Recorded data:
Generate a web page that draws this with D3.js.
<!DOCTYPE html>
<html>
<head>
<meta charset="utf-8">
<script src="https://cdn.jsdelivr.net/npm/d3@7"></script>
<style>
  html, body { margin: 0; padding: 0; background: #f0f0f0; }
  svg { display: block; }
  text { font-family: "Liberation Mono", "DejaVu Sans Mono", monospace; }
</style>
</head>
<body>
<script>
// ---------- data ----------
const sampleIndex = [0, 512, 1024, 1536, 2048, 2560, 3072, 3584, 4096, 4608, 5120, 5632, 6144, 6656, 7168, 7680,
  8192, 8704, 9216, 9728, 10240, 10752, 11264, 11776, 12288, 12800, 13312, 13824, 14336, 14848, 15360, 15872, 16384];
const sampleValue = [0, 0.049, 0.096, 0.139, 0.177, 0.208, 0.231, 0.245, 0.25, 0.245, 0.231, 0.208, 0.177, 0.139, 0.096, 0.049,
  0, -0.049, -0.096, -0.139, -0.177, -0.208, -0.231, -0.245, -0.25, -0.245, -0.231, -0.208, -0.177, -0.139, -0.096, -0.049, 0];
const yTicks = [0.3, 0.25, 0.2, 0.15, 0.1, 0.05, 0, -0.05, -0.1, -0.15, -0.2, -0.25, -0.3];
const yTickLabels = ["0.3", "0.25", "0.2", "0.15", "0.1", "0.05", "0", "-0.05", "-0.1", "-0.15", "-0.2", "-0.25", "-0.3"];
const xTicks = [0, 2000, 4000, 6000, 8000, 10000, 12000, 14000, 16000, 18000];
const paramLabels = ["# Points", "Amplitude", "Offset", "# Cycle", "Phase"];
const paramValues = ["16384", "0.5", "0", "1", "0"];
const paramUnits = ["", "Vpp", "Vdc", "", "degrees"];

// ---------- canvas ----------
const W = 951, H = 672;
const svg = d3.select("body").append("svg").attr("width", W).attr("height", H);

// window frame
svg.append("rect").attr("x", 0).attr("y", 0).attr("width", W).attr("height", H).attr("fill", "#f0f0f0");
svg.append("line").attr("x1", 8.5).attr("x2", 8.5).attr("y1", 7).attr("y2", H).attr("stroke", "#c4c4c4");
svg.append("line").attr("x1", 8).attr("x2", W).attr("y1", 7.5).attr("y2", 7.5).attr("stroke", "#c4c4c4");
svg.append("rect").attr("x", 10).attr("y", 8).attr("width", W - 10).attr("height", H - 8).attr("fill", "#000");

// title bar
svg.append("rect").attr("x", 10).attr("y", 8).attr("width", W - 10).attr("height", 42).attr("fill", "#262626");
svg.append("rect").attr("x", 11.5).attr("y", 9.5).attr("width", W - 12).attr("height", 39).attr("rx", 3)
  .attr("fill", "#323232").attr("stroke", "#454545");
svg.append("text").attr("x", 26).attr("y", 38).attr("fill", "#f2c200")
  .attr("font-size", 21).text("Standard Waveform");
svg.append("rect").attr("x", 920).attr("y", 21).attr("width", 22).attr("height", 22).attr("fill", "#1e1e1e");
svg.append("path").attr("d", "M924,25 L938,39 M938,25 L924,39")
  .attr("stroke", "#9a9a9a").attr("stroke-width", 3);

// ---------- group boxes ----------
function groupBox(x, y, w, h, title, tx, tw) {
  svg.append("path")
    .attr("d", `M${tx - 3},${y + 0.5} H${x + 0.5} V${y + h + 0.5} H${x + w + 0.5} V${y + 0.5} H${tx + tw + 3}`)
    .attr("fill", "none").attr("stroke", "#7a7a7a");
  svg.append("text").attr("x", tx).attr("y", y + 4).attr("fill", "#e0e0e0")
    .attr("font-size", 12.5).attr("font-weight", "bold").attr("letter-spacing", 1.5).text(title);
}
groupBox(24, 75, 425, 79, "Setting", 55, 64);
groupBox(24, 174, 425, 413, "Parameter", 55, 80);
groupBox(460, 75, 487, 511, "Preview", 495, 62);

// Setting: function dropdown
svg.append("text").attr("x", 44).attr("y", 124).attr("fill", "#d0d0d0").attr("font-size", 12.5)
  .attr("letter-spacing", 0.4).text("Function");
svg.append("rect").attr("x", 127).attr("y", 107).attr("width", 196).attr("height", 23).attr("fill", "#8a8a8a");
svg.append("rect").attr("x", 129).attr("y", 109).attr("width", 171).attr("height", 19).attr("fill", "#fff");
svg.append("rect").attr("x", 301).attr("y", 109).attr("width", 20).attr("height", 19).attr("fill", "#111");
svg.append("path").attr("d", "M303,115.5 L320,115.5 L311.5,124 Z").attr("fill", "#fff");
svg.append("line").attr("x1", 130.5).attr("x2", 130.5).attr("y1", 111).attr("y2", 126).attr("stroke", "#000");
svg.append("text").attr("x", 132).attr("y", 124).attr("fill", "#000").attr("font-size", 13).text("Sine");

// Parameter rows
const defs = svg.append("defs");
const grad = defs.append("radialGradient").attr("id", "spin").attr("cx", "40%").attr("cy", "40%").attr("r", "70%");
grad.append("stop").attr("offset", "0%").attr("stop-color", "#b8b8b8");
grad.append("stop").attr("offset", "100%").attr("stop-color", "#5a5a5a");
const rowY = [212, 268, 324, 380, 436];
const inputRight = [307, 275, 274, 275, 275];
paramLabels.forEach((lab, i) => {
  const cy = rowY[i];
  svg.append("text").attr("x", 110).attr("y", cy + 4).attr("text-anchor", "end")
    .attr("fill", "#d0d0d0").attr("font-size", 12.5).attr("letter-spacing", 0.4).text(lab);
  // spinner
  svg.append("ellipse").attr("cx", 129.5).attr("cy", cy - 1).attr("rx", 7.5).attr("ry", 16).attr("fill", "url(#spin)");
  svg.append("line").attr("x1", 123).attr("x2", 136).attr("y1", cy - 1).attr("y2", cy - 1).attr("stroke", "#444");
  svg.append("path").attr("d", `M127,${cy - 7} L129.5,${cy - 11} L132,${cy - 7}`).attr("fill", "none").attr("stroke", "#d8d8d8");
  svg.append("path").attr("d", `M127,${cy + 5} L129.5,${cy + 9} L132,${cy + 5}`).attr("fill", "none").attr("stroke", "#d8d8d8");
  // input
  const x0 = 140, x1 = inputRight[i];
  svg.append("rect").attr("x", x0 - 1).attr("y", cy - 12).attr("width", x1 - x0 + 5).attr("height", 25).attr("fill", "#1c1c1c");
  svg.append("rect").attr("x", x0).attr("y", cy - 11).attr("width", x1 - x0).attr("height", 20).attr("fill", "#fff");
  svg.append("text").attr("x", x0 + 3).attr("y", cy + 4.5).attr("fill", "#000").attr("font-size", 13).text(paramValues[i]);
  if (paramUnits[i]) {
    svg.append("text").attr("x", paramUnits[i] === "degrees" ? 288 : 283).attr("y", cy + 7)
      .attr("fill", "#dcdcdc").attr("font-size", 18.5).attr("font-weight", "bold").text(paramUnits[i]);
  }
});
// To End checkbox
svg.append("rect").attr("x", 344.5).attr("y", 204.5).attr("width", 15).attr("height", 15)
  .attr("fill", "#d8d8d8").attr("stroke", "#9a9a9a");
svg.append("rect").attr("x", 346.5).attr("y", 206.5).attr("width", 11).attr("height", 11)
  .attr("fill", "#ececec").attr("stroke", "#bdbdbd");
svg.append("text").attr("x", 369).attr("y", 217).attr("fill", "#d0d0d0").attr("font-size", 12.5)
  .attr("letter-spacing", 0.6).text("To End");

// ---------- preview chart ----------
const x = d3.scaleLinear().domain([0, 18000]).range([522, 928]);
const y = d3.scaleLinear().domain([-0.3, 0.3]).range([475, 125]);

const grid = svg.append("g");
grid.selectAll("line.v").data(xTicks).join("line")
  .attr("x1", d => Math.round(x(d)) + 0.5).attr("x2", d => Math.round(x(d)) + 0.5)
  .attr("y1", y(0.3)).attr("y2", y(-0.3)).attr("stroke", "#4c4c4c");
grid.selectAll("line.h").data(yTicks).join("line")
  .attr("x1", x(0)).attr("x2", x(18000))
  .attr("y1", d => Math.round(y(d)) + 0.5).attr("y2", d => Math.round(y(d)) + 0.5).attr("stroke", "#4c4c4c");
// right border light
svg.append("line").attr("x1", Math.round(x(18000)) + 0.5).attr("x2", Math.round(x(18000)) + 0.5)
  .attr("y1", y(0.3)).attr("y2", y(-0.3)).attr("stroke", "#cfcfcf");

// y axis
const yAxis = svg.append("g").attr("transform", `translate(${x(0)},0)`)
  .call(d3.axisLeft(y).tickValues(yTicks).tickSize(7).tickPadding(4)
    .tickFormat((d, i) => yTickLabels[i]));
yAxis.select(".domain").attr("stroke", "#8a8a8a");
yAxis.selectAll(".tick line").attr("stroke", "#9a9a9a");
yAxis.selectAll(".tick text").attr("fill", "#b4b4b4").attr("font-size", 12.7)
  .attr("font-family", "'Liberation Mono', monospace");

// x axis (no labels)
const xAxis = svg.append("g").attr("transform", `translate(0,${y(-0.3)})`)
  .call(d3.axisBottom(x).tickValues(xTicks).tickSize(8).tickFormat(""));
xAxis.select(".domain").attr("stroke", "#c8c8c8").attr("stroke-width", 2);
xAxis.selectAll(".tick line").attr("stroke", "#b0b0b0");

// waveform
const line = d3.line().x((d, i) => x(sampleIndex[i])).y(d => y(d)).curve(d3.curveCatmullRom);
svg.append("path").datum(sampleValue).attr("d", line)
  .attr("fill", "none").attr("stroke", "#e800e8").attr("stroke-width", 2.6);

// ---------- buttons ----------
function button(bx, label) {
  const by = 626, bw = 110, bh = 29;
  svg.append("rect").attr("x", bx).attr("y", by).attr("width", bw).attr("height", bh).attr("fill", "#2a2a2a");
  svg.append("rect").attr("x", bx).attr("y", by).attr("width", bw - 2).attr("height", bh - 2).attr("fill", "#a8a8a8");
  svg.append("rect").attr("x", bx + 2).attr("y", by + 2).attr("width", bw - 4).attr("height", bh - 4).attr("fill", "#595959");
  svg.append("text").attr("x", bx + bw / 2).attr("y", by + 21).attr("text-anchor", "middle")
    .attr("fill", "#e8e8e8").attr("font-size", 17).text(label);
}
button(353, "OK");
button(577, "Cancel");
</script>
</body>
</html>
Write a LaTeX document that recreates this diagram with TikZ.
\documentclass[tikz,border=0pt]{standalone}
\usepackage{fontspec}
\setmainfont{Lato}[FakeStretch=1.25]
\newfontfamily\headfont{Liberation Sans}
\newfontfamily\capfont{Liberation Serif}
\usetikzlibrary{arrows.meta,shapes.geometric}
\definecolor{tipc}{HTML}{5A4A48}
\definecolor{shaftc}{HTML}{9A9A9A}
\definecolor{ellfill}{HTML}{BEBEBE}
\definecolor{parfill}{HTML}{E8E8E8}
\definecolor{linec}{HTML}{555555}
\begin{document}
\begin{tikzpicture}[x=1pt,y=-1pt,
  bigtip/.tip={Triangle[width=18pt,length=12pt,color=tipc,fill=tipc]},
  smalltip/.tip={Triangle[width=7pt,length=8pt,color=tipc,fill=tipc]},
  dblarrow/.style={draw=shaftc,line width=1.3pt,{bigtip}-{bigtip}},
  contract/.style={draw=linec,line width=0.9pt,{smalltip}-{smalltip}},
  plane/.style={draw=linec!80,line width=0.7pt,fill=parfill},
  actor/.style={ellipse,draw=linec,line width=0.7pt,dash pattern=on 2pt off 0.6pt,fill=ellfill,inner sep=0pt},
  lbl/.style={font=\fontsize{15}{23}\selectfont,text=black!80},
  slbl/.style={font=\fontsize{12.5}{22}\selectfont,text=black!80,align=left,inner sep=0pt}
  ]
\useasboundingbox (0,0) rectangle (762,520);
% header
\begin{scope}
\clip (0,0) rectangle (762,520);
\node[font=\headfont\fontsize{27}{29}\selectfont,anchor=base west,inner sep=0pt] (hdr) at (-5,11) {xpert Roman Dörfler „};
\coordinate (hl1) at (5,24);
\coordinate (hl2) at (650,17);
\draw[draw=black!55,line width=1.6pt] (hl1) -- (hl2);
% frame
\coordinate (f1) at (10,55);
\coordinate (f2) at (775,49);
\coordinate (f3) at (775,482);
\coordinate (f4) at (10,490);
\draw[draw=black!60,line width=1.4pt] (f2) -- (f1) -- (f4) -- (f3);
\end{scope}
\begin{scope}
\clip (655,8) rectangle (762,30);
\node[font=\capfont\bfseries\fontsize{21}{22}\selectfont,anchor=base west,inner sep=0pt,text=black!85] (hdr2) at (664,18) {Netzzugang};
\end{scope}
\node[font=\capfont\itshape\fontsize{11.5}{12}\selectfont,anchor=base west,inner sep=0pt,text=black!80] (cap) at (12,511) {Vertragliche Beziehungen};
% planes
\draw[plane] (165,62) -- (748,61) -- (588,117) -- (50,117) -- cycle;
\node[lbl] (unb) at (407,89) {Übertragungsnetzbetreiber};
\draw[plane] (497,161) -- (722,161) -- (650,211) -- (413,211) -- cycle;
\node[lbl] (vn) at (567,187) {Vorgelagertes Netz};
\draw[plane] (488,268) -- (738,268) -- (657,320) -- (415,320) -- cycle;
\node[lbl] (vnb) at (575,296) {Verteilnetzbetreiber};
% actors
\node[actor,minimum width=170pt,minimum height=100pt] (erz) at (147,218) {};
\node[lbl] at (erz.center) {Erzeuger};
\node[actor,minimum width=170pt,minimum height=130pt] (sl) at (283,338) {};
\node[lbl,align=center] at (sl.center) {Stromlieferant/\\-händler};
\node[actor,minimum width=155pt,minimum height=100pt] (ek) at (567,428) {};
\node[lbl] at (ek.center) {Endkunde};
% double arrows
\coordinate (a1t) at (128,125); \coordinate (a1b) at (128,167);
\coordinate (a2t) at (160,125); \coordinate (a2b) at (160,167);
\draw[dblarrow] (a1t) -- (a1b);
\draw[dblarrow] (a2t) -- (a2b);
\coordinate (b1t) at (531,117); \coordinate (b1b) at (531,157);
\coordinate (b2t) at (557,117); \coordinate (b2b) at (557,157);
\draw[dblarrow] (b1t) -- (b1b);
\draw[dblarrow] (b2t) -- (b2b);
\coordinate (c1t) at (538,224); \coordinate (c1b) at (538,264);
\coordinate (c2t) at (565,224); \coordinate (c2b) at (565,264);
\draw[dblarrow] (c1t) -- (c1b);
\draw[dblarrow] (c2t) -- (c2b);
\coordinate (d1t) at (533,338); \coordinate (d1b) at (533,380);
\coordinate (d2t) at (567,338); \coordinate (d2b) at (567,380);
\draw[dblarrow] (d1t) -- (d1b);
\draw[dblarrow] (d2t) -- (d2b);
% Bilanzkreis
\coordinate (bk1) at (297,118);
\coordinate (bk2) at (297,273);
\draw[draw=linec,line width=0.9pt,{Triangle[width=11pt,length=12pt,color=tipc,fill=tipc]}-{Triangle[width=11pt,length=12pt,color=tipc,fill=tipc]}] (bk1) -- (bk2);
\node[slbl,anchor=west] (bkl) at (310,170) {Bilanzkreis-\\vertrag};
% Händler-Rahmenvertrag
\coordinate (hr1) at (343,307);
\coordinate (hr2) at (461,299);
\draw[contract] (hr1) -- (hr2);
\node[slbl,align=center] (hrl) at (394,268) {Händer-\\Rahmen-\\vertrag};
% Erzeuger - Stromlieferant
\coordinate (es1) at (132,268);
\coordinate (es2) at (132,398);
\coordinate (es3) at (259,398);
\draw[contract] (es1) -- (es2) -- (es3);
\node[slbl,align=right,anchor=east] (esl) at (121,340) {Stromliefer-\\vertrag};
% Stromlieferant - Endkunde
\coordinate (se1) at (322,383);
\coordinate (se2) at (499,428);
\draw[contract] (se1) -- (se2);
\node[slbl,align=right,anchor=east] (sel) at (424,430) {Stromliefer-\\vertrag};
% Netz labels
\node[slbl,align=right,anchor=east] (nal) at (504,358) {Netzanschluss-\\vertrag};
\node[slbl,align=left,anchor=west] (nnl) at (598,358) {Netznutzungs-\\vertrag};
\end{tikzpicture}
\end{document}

The request: Reproduce every line of the listing above in which the string "with" appears.

Answer for this exercise:
Generate a web page that draws this with D3.js.
Write a LaTeX document that recreates this diagram with TikZ.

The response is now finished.